Importantly, bond investors are smart money. Historically, our data analysis shows that the change in foreign holding of Chinese treasury led foreign buying of onshore stocks and their return by up to about nine months ( Figure 2 ). As such, when foreigners are reducing their Chinese treasury holdings, investors in onshore stocks must take note, as volatility will spill over from treasury to stocks.

Further, we must be mindful of the consequent pressure on the RMB, as foreigners exit. The potential contagion effect could weaken the RMB suddenly, and induce capital flight. Right now, we are still seeing orderly depreciation of the RMB. The scenario of capital flight is a risk scenario in a market where cross-border capital flows are still monitored.

Figure 2: Foreign buying of Chinese treasury bonds slowing, portending slowing offshore buying and dwindling return of A shares

Source: Bloomberg, BOCOM Int’l




Who is buying? Selling in on/offshore

stock markets.


Taking the lead from the foreign investors in Chinese treasury bonds, both on- and off-shore stock markets saw intense selling.

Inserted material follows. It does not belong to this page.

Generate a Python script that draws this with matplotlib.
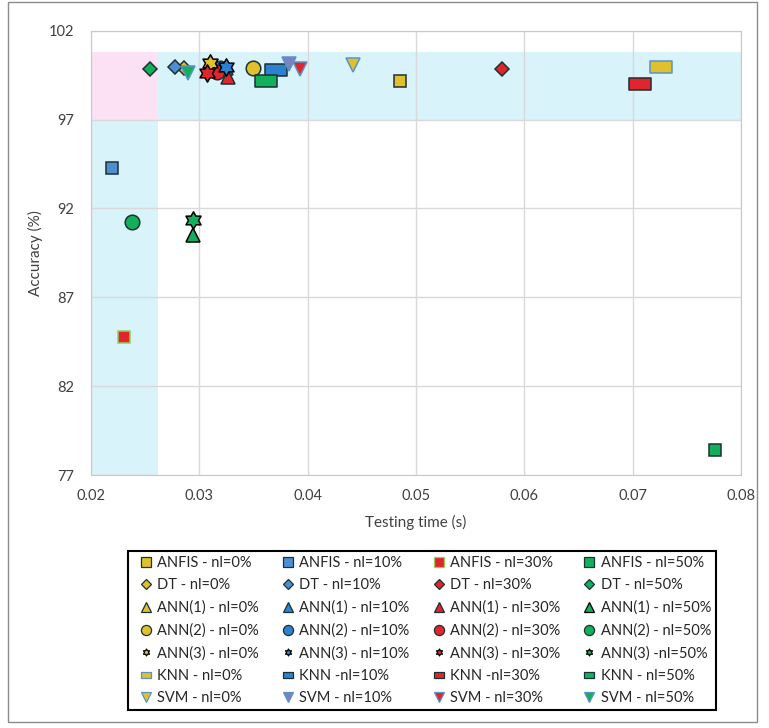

In Hong Kong, we are seeing the net buying activities in the market plunge to its lowest in history, and stuck there for months now ( Figure 3 ). Meanwhile, our bottom-up aggregation suggests that, on the stock level, both institutional and individual investors have been dumping Hong Kong stocks ( Figure 4 ). Even though the net-buying activities have been at the record low for months now, this tends to lead the eventual bottom in the Hang Seng by three months or more.

Figure 3: Buying in Hong Kong and daily sentiment plunged to one of its worst in more than a decade

Source: Bloomberg, BOCOM Int’l


And the indiscriminate selling by both institutions and individuals suggests that prevalent pessimism in Hong Kong. Such pessimism tends to ferment at some of the most difficult periods for Hong Kong, such as 2012, second half of 2015 to early 2016, as well as early 2020 ( Figure 4 ). As such, even though the bottom has fallen out of the Hang Seng, it would still be rash to catch the falling knives in the near term. But we are sure long-term investors must have begun to appreciate the long-term value in Hong Kong, as suggested by the HKD forward points.


Figure 4: Both institutional and private investors are dumping Hong Kong stocks

Source: FactSet, BOCOM Int’l


The onshore market is a similar story. Net buying activity has precipitated into one of its lowest on record ( Figure 5 ). However, we caution against using this measure as a market timing indicator for bottom fishing. Historically, it coincided with some of the lowest points in the SHCOMP, but not all. And its recent track record since 2016 has been blemished.